Such airplay helped the album to reach No. 133 on the
Billboard album chart in the US. Other songs on Past, Present and Future
characterized by Stewart's 'history genre' mentioned American President Warren
Harding, World War II, Ernst Röhm, Christine Keeler, Louis Mountbatten, and
Joseph Stalin's purges.
Alan Parsons years (1975–1978)
Stewart followed Past, Present and Future with Modern Times
(1975), in which the songs were lighter on historical references and more of a
return to the theme of short stories set to music. Significantly, though, it
was the first of his albums to be produced by Alan Parsons.
In a highly positive retrospective review of Modern Times,
Allmusic senior editor Stephen Thomas Erlewine described the album as
"exquisite". Erlewine wrote that the album "establishes Stewart's
classic sound of folky narratives and Lennonesque melodies, all wrapped up in a
lush, layered production from Alan Parsons. The production gives epics like the
title track a real sense of grandeur that makes their sentiments resonate
strongly."
Modern Times produced Stewart's first hit single,
"Carol". The album reached No. 30 in the US and received substantial
airplay on album-oriented stations some 30 years before Bob Dylan would release
an album of the same name.
Stewart's contract with CBS Records expired at this point,
and he signed to RCA Records for the world outside North America. His first two
albums for RCA, Year of the Cat (released on Janus Records in the U.S., then
reissued by Arista Records after Janus folded) and Time Passages (released in
the U.S. on Arista), set the style for his later work and have been his
biggest-selling recordings.
Stewart told Kaya Burgess of The Times: "When I
finished Year of the Cat, I thought: ‘If this isn’t a hit, then I can’t make a
hit.’ We finally got the formula exactly right."
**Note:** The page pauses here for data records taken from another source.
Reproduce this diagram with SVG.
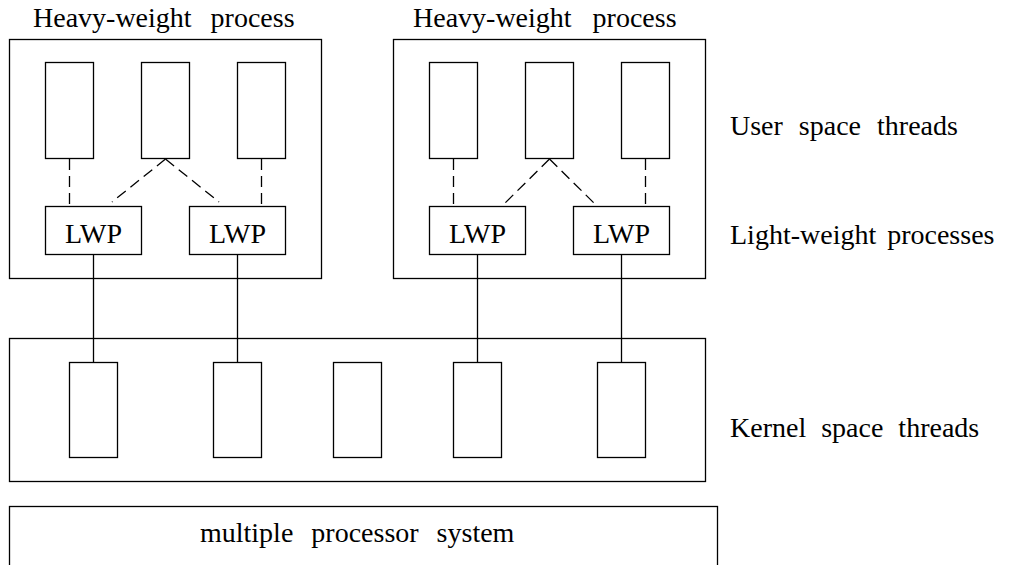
<svg xmlns="http://www.w3.org/2000/svg" width="1010" height="565" viewBox="0 0 1010 565">
<style>
.box{fill:none;stroke:#000;stroke-width:1.3}
text{font-family:'Liberation Serif','Times New Roman',Times,serif;font-size:28px;fill:#000}
.lwp{text-anchor:middle}
.solid{stroke:#000;stroke-width:1.3;fill:none}
.dash{stroke:#000;stroke-width:1.3;fill:none;stroke-dasharray:11 6}
</style>
<rect width="1010" height="565" fill="#fff"/>
<g id="hwp1">
<rect class="box" x="9.5" y="39.5" width="312" height="239"/>
<text x="33" y="27" font-family="Liberation Serif, serif" word-spacing="12">Heavy-weight process</text>
</g>
<g id="hwp2">
<rect class="box" x="393.5" y="39.5" width="312" height="239"/>
<text x="413" y="27" font-family="Liberation Serif, serif" word-spacing="14">Heavy-weight process</text>
</g>
<g id="ut1"><rect class="box" x="45.5" y="62.5" width="48" height="96"/></g>
<g id="ut2"><rect class="box" x="141.5" y="62.5" width="48" height="96"/></g>
<g id="ut3"><rect class="box" x="237.5" y="62.5" width="48" height="96"/></g>
<g id="ut4"><rect class="box" x="429.5" y="62.5" width="48" height="96"/></g>
<g id="ut5"><rect class="box" x="525.5" y="62.5" width="48" height="96"/></g>
<g id="ut6"><rect class="box" x="621.5" y="62.5" width="48" height="96"/></g>
<g id="lwp1"><rect class="box" x="45.5" y="206.5" width="96" height="48"/><text class="lwp" x="93.5" y="243" font-family="Liberation Serif, serif">LWP</text></g>
<g id="lwp2"><rect class="box" x="189.5" y="206.5" width="96" height="48"/><text class="lwp" x="237.5" y="243" font-family="Liberation Serif, serif">LWP</text></g>
<g id="lwp3"><rect class="box" x="429.5" y="206.5" width="96" height="48"/><text class="lwp" x="477.5" y="243" font-family="Liberation Serif, serif">LWP</text></g>
<g id="lwp4"><rect class="box" x="573.5" y="206.5" width="96" height="48"/><text class="lwp" x="621.5" y="243" font-family="Liberation Serif, serif">LWP</text></g>
<g id="kernel">
<rect class="box" x="9.5" y="338.5" width="696" height="143"/>
</g>
<g id="kt1"><rect class="box" x="69.5" y="362.5" width="48" height="95"/></g>
<g id="kt2"><rect class="box" x="213.5" y="362.5" width="48" height="95"/></g>
<g id="kt3"><rect class="box" x="333.5" y="362.5" width="48" height="95"/></g>
<g id="kt4"><rect class="box" x="453.5" y="362.5" width="48" height="95"/></g>
<g id="kt5"><rect class="box" x="597.5" y="362.5" width="48" height="95"/></g>
<g id="mps">
<rect class="box" x="9.5" y="506.5" width="708" height="70"/>
<text x="200" y="542" font-family="Liberation Serif, serif" word-spacing="11">multiple processor system</text>
</g>
<g id="labels">
<text x="730" y="135" font-family="Liberation Serif, serif" word-spacing="9">User space threads</text>
<text x="730" y="244" font-family="Liberation Serif, serif" word-spacing="4">Light-weight processes</text>
<text x="730" y="437" font-family="Liberation Serif, serif" word-spacing="8">Kernel space threads</text>
</g>
<g id="connectors">
<line class="dash" x1="69.5" y1="159" x2="69.5" y2="206"/>
<line class="dash" x1="261.5" y1="159" x2="261.5" y2="206"/>
<line class="dash" x1="165.5" y1="159" x2="112" y2="202"/>
<line class="dash" x1="165.5" y1="159" x2="219" y2="202"/>
<line class="dash" x1="453.5" y1="159" x2="453.5" y2="206"/>
<line class="dash" x1="645.5" y1="159" x2="645.5" y2="206"/>
<line class="dash" x1="549.5" y1="159" x2="502" y2="206"/>
<line class="dash" x1="549.5" y1="159" x2="597" y2="206"/>
<line class="solid" x1="93.5" y1="254.5" x2="93.5" y2="362.5"/>
<line class="solid" x1="237.5" y1="254.5" x2="237.5" y2="362.5"/>
<line class="solid" x1="477.5" y1="254.5" x2="477.5" y2="362.5"/>
<line class="solid" x1="621.5" y1="254.5" x2="621.5" y2="362.5"/>
</g>
</svg>
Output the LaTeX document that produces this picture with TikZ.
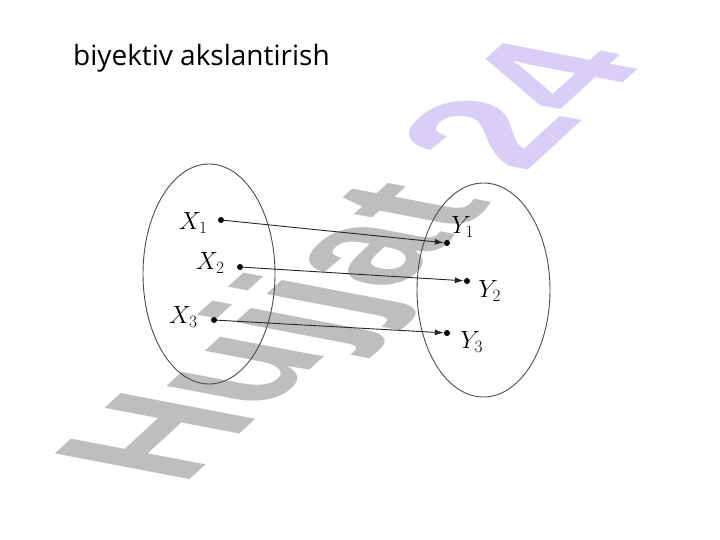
\documentclass[tikz,border=0pt]{standalone}
\usepackage{fontspec}
\setmainfont{Open Sans}
\newfontfamily\wmfont{Liberation Sans}
\usetikzlibrary{arrows.meta,positioning}
\definecolor{wmgray}{RGB}{190,190,190}
\definecolor{wmlilac}{RGB}{216,206,248}
\tikzset{
  elem/.style={circle,fill=black,inner sep=0pt,minimum size=6pt},
  lbl/.style={inner sep=0pt,font=\fontsize{24}{26}\selectfont},
  mapto/.style={draw=black!85,line width=0.9pt,-{Latex[length=9pt,width=6pt]}},
  setline/.style={draw=black!70,line width=0.9pt}
}

\begin{document}
\begin{tikzpicture}[x=1pt,y=-1pt]
  \useasboundingbox (0,0) rectangle (720,540);
  % watermark
  \node[anchor=base west,rotate=42.5,xslant=-0.745,xscale=0.95,inner sep=0pt,font=\wmfont\bfseries\fontsize{160}{160}\selectfont] (wm) at (182,487) {\textcolor{wmgray}{Hujjat} \textcolor{wmlilac}{24}};
  \node[anchor=base west,inner sep=0pt,font=\fontsize{28}{32}\selectfont] (title) at (73,66) {biyektiv akslantirish};

  \draw[setline] (209,274) ellipse [x radius=66,y radius=110];
  \draw[setline] (483.5,290) ellipse [x radius=66.5,y radius=107];

  \node[elem] (x1) at (221,220) {};
  \node[elem] (x2) at (240,267) {};
  \node[elem] (x3) at (214,320) {};
  \node[elem] (y1) at (447,243) {};
  \node[elem] (y2) at (467,281) {};
  \node[elem] (y3) at (447,333) {};

  \node[lbl,left=10pt of x1,yshift=-3pt] (lx1) {$X_1$};
  \node[lbl,left=12pt of x2,yshift=4pt] (lx2) {$X_2$};
  \node[lbl,left=13pt of x3,yshift=3pt] (lx3) {$X_3$};
  \node[lbl,above right=3pt and 2pt of y1] (ly1) {$Y_1$};
  \node[lbl,right=8pt of y2,yshift=-10pt] (ly2) {$Y_2$};
  \node[lbl,right=10pt of y3,yshift=-9pt] (ly3) {$Y_3$};

  \draw[mapto] (x1) -- (y1);
  \draw[mapto] (x2) -- (y2);
  \draw[mapto] (x3) -- (y3);
\end{tikzpicture}
\end{document}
The most remarkable fact about this album is that Stewart
had all of the music and orchestration written and completely recorded before
he even had a title for any of the songs. He mentioned, in a Canadian radio
interview, that he has done this for six of his albums, and he often writes
four different sets of lyrics for each song.
Both albums reached the top ten in the US, with "Year
of the Cat" peaking at No. 5 and "Time Passages" at No. 10, and
both albums produced hit singles in the US ("Year of the Cat" No. 8,
and "On the Border", #42; "Time Passages" No. 7 and
"Song on the Radio", #29). Meanwhile "Year of the Cat"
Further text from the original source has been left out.